Connections have been drawn between Russell as the Celtic god, Lugus, and Talbot as his companion, Rosmerta, so I’d like to add another tale to the mix. It seems that Julius Caesar was responsible for connecting Lugus to Hermes, and others have included Lugh and Llew Law Gyffes as counterparts as well. The Welsh Llew Law Gyffes doesn’t seem to have as many parallels but there is an interesting story about him in the Mabinogion. He was forbidden to take a human wife so a woman called Blodwyn was created for him out of flowers.
We’ve already learnt from Alan Ball and Daniel Minahan’s Frenzy commentary that they took some of their inspiration for Queen Sophie Anne’s palace from Pasolini’s controversial film Salò which is an examination of the abuse of power.
Since one of the themes this season is political extremism, it seemed to be worth looking at other Italian and European films which might have provided some kind of inspiration, conscious or unconscious.

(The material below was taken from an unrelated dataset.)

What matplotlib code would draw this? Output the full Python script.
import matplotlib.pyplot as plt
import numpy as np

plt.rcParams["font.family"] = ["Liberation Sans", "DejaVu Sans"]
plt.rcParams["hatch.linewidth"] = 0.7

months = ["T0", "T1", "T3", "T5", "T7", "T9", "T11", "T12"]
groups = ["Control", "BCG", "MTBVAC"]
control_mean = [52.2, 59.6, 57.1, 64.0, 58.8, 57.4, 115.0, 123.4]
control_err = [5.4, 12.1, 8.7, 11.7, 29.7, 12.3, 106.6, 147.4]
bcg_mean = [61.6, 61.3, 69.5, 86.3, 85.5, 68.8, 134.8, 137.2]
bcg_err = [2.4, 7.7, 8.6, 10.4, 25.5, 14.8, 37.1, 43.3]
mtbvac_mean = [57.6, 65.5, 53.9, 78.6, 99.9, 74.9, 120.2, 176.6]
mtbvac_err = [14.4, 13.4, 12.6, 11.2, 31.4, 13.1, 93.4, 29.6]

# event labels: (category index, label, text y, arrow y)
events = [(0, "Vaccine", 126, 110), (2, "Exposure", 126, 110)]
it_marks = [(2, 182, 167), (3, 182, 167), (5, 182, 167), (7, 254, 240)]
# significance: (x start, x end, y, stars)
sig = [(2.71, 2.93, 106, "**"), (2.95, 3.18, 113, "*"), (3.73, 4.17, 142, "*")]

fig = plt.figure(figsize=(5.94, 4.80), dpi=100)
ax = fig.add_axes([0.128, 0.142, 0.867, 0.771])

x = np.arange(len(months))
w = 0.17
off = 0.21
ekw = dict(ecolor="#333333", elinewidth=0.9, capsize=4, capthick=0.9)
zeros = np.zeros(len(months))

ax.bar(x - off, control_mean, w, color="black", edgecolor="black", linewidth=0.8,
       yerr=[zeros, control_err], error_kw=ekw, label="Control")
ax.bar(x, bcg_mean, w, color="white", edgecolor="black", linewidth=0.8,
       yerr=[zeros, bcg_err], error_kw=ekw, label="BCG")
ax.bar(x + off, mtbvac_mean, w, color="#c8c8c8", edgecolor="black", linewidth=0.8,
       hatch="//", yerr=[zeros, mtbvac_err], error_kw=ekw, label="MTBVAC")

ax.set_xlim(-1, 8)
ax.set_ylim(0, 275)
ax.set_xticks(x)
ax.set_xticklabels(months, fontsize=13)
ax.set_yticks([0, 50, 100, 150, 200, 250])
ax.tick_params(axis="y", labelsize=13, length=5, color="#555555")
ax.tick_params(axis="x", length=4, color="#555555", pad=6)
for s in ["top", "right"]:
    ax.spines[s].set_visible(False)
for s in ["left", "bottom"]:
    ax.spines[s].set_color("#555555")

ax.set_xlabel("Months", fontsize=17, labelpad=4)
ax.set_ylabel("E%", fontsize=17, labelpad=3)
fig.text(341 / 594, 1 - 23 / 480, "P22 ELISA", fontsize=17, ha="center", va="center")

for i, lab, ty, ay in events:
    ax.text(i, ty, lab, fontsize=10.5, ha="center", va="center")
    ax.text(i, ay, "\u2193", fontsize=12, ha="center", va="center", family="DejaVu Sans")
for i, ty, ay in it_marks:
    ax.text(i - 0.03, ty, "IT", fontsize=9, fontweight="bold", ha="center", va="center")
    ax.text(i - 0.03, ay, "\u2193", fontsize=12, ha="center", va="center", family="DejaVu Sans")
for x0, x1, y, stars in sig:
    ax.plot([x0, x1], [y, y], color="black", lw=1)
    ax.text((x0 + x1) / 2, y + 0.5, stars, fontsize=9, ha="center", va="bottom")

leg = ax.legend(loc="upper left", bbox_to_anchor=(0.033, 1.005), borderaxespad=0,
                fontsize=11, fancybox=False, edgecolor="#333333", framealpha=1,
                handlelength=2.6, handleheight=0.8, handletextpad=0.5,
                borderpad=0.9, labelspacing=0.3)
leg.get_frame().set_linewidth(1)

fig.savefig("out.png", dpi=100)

Pasolini was closely linked with the neo-realist school of Italian cinema and one of the subjects of neo-realist films was Italian fascism. The neo-realist directors included Bernardo Bertolucci whose film, The Conformist, was a exploration of the mentality of those who became fascist and the possible causes of their involvement.
The Conformist tells the story of Marcello, a young man living in Italy at the time of Mussolini, who is desperate to create the illusion of normality by rejecting his past, which includes a homosexual incident with the family chauffeur and a murder. Marcello joins the Fascist Party and his attempt to conform to society’s expectations includes marriage and later, on the orders of the Party, the murder of an anti-fascist professor. His story is told mostly in flashbacks and on occasion even those flashbacks have flashbacks. After the fall of the fascist regime Marcello is prepared to accuse others of his own actions to save his own skin in another attempt to conform.
The illusion of normality sounds to me a bit like mainstreaming and the flashbacks and the unsavoury past of the young man in question also reminded me of how the writers are telling Bill’s story. Both characters use the veneer of civility to hide their inner selves. Marcello uses the conventions of bourgeois society, and Bill the manners of a Southern gentleman.